(Dataset records)

Start

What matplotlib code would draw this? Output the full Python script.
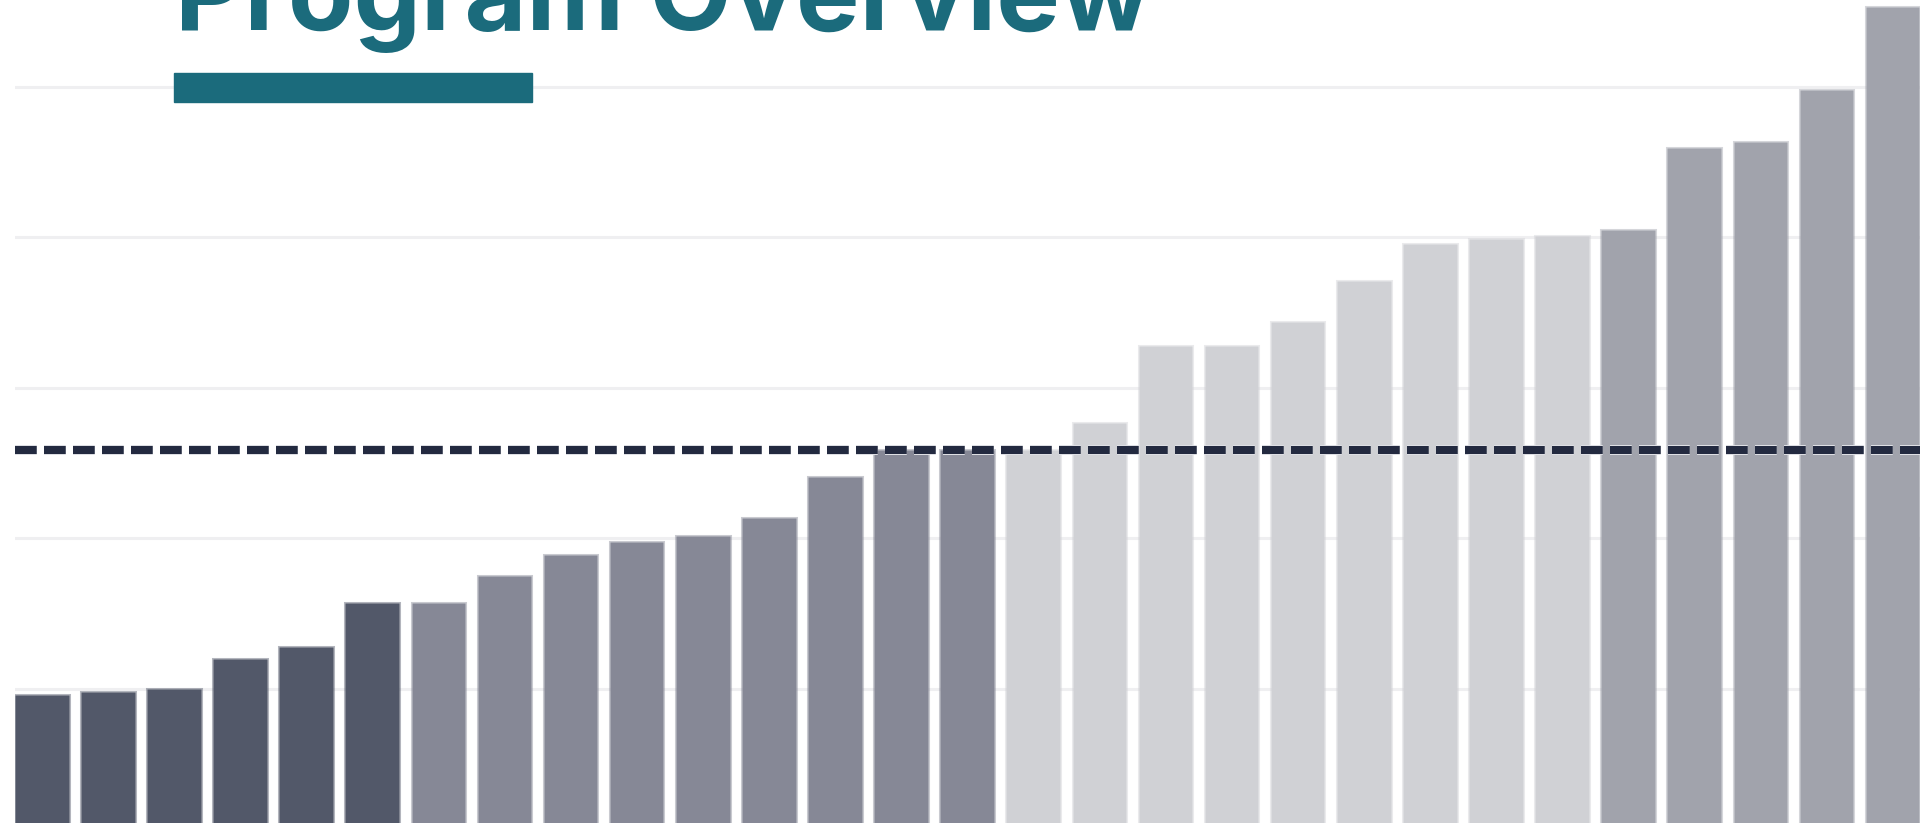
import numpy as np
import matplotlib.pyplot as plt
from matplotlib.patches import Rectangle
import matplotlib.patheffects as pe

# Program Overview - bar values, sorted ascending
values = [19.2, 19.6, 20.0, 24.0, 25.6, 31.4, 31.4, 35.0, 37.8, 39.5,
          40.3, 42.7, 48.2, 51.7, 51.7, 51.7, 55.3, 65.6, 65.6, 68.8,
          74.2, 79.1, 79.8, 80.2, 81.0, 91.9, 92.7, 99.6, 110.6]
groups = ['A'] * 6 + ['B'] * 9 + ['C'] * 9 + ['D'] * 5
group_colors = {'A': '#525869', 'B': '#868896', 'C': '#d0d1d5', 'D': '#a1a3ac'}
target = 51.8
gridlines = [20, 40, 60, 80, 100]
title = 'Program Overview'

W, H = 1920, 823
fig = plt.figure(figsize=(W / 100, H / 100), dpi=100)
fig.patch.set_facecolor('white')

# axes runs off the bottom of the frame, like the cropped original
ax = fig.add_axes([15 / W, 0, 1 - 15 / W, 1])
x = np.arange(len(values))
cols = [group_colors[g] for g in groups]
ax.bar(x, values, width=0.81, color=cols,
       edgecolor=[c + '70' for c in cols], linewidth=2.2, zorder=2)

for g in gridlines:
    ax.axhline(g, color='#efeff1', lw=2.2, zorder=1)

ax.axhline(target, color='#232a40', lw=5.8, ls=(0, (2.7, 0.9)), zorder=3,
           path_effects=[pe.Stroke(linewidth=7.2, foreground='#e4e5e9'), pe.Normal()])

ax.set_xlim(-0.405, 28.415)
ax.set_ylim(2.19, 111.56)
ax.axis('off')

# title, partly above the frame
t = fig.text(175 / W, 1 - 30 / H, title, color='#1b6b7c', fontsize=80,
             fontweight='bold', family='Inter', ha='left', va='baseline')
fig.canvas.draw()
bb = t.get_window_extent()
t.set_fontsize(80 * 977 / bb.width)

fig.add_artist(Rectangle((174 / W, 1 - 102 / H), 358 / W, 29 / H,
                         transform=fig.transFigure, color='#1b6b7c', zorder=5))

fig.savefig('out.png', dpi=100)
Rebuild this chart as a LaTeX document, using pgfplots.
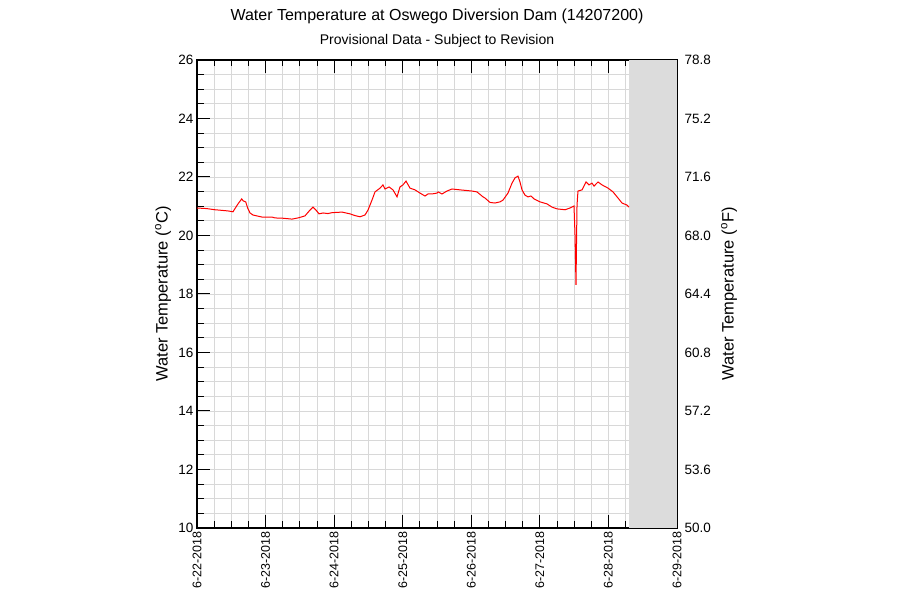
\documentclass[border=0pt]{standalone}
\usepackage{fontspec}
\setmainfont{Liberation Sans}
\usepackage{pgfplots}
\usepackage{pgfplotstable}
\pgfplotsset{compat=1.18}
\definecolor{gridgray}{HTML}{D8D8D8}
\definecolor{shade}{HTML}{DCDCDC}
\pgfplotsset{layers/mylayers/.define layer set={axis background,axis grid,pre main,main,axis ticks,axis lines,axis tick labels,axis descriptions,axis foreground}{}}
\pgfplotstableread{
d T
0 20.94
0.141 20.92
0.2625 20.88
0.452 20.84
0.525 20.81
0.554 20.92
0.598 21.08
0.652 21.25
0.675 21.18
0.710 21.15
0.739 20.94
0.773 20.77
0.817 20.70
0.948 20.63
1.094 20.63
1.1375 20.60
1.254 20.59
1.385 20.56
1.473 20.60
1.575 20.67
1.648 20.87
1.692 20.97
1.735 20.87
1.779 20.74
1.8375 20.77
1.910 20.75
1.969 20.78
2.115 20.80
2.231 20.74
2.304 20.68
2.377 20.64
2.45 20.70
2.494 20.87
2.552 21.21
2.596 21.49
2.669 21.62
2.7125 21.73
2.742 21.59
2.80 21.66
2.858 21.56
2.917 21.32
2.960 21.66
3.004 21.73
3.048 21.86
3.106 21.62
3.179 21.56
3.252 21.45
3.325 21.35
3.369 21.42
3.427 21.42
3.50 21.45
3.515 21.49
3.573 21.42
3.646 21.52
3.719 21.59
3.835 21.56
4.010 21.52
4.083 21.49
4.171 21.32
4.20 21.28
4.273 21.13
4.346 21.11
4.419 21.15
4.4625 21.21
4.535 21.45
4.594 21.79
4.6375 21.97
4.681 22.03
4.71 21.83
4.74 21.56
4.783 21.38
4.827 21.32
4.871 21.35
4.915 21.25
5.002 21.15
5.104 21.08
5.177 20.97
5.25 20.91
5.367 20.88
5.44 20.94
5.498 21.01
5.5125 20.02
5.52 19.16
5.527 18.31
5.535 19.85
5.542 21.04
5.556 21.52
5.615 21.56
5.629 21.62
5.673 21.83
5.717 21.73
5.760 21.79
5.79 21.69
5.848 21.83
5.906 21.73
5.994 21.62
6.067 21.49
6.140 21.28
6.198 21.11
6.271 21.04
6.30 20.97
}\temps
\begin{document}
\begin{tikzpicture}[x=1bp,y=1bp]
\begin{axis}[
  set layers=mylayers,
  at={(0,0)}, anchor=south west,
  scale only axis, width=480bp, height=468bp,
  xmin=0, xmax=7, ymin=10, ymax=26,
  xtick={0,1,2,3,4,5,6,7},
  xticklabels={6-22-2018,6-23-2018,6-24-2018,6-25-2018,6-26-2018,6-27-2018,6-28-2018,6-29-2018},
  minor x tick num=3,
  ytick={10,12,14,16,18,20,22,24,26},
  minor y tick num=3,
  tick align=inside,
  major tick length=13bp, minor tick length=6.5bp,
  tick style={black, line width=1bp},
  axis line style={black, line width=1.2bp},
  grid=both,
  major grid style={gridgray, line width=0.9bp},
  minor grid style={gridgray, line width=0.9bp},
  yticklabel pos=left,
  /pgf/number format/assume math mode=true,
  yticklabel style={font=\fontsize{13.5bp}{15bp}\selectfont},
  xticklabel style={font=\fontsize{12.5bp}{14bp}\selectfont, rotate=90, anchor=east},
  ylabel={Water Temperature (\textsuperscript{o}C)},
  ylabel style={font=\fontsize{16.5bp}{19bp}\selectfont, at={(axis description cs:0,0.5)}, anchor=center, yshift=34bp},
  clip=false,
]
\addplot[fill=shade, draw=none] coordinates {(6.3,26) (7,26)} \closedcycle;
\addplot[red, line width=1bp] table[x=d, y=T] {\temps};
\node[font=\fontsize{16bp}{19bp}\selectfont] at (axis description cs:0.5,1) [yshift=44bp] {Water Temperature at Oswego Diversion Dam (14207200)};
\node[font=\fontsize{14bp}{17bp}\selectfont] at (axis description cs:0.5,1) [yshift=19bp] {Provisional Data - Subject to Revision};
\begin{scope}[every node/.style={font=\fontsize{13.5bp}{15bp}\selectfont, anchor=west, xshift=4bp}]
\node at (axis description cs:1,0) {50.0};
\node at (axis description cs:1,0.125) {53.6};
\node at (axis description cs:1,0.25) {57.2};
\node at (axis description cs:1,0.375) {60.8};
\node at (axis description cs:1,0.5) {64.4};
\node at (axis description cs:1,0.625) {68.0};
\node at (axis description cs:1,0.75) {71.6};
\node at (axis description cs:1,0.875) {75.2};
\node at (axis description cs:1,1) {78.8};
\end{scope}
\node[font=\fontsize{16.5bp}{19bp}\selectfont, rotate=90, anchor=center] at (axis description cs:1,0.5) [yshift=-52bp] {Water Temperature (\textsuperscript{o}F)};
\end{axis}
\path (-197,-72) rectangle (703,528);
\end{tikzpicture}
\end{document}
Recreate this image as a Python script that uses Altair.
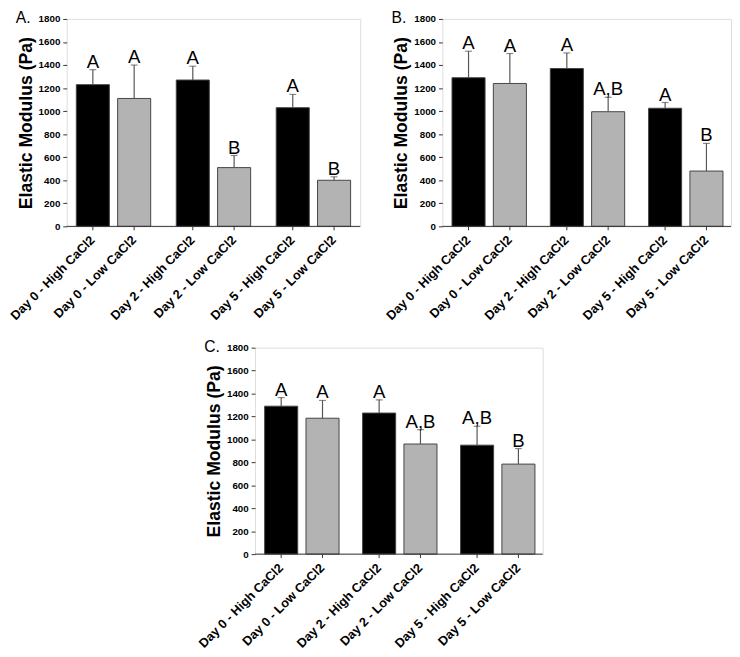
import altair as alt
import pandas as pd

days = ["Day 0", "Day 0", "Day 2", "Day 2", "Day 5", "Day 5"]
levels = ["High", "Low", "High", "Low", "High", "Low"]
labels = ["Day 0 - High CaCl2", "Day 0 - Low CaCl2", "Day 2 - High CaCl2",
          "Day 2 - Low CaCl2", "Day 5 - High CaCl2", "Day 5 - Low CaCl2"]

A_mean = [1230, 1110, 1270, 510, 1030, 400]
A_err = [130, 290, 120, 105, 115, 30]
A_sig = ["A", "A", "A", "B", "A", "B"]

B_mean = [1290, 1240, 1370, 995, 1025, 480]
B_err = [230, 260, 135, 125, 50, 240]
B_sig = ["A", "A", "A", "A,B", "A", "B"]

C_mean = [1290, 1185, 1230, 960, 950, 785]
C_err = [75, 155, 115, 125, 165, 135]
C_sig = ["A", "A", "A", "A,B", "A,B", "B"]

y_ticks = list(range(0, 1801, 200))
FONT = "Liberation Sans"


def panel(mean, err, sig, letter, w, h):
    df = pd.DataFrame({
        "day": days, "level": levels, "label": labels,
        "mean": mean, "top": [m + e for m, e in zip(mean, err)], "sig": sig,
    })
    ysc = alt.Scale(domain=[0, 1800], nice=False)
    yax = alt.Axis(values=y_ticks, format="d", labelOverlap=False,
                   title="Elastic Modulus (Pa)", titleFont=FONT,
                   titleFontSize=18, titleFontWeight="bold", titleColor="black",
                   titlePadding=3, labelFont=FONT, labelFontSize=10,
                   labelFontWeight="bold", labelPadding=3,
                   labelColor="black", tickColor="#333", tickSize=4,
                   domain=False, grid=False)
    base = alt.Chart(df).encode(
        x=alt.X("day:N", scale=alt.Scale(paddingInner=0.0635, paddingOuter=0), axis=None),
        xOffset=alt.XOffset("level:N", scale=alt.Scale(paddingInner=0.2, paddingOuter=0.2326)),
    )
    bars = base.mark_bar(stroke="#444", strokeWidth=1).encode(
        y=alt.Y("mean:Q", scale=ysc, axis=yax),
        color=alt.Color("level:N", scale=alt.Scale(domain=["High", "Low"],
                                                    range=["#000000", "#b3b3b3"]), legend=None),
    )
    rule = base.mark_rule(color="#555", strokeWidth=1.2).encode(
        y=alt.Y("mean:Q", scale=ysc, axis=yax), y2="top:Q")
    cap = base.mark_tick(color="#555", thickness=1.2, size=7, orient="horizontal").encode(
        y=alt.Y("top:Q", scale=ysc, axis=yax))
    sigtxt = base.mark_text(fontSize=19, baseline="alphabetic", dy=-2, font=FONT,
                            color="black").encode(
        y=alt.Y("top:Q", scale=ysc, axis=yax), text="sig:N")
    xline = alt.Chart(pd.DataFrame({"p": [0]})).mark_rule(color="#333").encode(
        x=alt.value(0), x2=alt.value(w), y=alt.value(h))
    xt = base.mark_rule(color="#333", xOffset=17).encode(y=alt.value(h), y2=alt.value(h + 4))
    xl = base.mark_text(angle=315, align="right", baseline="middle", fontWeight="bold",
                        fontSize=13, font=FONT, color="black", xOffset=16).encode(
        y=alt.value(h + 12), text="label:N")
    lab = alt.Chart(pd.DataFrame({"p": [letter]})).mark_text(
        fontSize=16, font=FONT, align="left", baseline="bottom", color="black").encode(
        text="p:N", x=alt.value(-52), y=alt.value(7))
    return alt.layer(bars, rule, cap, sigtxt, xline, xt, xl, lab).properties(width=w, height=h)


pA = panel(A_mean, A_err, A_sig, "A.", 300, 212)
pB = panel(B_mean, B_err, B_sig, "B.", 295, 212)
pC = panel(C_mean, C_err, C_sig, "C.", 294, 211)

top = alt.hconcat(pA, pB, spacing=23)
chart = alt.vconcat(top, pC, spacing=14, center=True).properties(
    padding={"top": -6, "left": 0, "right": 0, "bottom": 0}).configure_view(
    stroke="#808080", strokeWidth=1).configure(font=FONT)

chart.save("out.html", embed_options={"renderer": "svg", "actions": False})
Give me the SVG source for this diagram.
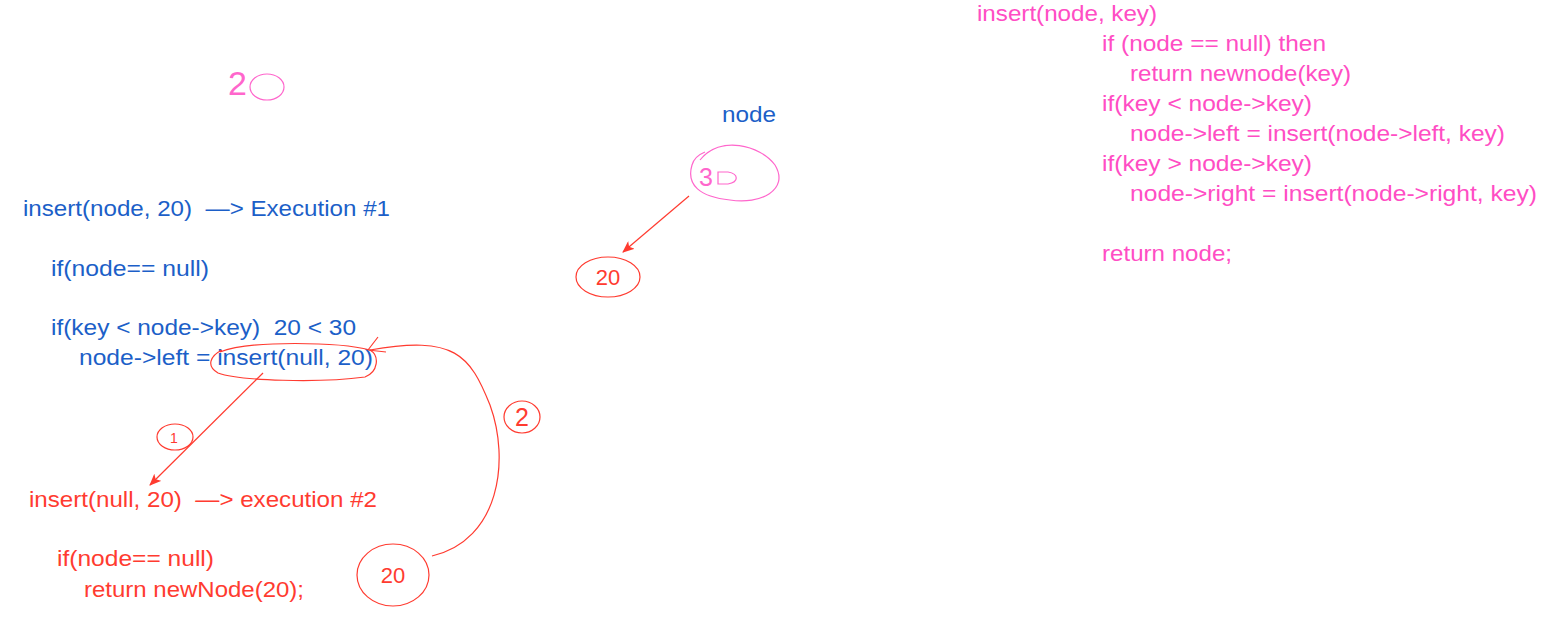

End

**EXERCISE DETAILS:** Transcribe the opening line of the listing above, please, and every line after it through the line with "ax.axhline(g, color='#efeff1', lw=2.2, zorder=1)", word for word, without pictures.

**SOLUTION TO THIS PROBLEM:**
What matplotlib code would draw this? Output the full Python script.
import numpy as np
import matplotlib.pyplot as plt
from matplotlib.patches import Rectangle
import matplotlib.patheffects as pe

# Program Overview - bar values, sorted ascending
values = [19.2, 19.6, 20.0, 24.0, 25.6, 31.4, 31.4, 35.0, 37.8, 39.5,
          40.3, 42.7, 48.2, 51.7, 51.7, 51.7, 55.3, 65.6, 65.6, 68.8,
          74.2, 79.1, 79.8, 80.2, 81.0, 91.9, 92.7, 99.6, 110.6]
groups = ['A'] * 6 + ['B'] * 9 + ['C'] * 9 + ['D'] * 5
group_colors = {'A': '#525869', 'B': '#868896', 'C': '#d0d1d5', 'D': '#a1a3ac'}
target = 51.8
gridlines = [20, 40, 60, 80, 100]
title = 'Program Overview'

W, H = 1920, 823
fig = plt.figure(figsize=(W / 100, H / 100), dpi=100)
fig.patch.set_facecolor('white')

# axes runs off the bottom of the frame, like the cropped original
ax = fig.add_axes([15 / W, 0, 1 - 15 / W, 1])
x = np.arange(len(values))
cols = [group_colors[g] for g in groups]
ax.bar(x, values, width=0.81, color=cols,
       edgecolor=[c + '70' for c in cols], linewidth=2.2, zorder=2)

for g in gridlines:
    ax.axhline(g, color='#efeff1', lw=2.2, zorder=1)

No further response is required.